Today Compass formally launches Plan B to kickstart the economy. Typically, however, it has already been fully leaked in yesterday’s Observer. It has some helpful (though not particularly original) ideas. It wants to stop the cuts, start a new round of quantitative easing but giving the money direct to businesses, raise benefits to ease poverty and increase demand, make tax more progressive through a financial transactions tax and a multi-tiered income tax as well as a land value tax, establish a national investment bank to make loans and lever in private investment, and green the economy by decarbonising buildings and investing in green transport and infrastructure as well as achieving a better work-life balance. All warm words from the Centre-Left perspective. But it avoids the hard issues: How is it to be paid for? How is the economy to be rebalanced from finance to industry? And how is manufacturing to be revived?

The first question Osborne and the media will ask is, won’t the extra borrowing inflame the bond markets and actually make the situation worse? Of course it can be answered, but it needs to be, firmly and clearly. Partly it’s from the growth dividend (worth £40-50bn over a 4-year period), partly it’s increased taxation on the 2% super-rich who’ve so far got off scot-free, and partly it could be (but doesn’t necessarily have to be) some modest extra borrowing – not a problem when our debt to GDP ratio is about the same as Germany, and below France and the US, and far below Italy and Japan.

Rebalancing from the City to the industrial lifeblood of the country is easier said than done. But again it’s certainly possible, it just has to be spelt out. It means above all regaining pulic control of the money supply. At present just 8% of bank lending goes to productive investment, i.e. manufacturing, construction, communications, distribution, retail and wholesale. That means 11/12ths of all bank lending is poured into mortgages, speculoation foreign investments, or inter-bank.

Reviving a beaten-down, hollowed-out manufacturing is the heart of the problem, yet in most analyses it doesn’t even feature. It means switching the national allocation of capital away from consumerism, imports and the fripperies of the rich towards key manufacturing sectors. It means protecting national strategic companies and sectors from foreign takeovers, which other major governments would never allow to happen. It means re-establishing the crucial supply chains which have been broken up in previous market sell-offs. And it means helping SMEs to upgrade into higher tech niches less exposed to Asian competition.
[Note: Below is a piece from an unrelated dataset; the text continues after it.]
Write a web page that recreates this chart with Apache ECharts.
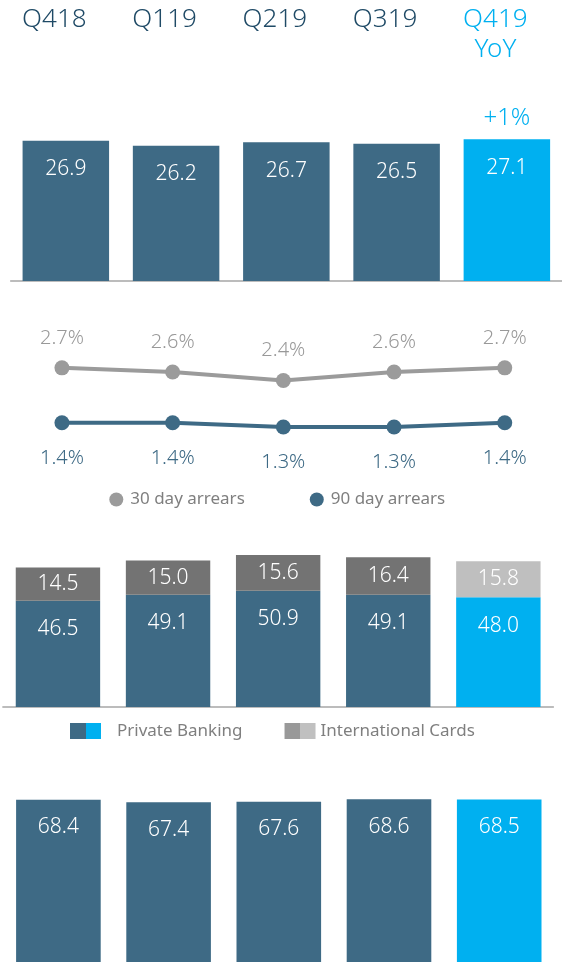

None of this is in Compass Plan B, but it won’t persuade critics until it is spelt out in full.

4 Comments

  1. Forlornehope says:

    Good points here but there is one point that seems to have escaped you. Top engineers in manufacturing companies fall well inside that top 2%. There are few enough of them as it is and increasing the tax on some, very mobile, key people will hardly help revive manufacturing.

  2. Stan Rosenthal says:

    Why not give credit to Compass for launching this important initiative instead of just concentrating on its weaker elements and giving ammunition to the enemy?

    1. Jon Lansman says:

      Stan: Michael does answer that: “it avoids the hard issues: How is it to be paid for? How is the economy to be rebalanced from finance to industry? And how is manufacturing to be revived?” Michael does give some credit to Compass but is it not also important to spell out where suggetsed alternative economic strategies are inadequate?

  3. Michael Fisher says:

    I am not convinced that the alleged conflict between finance and manufacturing capital is as critical as Compass and others assert.

    Many big manufacturers are not victims of finance: they are actively involved in hedging, currency trading and other forms of ‘unproductive’ financial engineering. They may not like the high levels of systemic risk generated by finance in recent decades, but they are big fans of the capital liquidity it has created.

    There is a long tradition on the political left and the right of demonising finance. On the left, it leads to the idea that organised labour should build alliances with manufacturing capital. On the right, it leads to the idea that national strength and sovereignty are being threatened by stateless elites.

    In neither case have the outcomes been very productive for labour.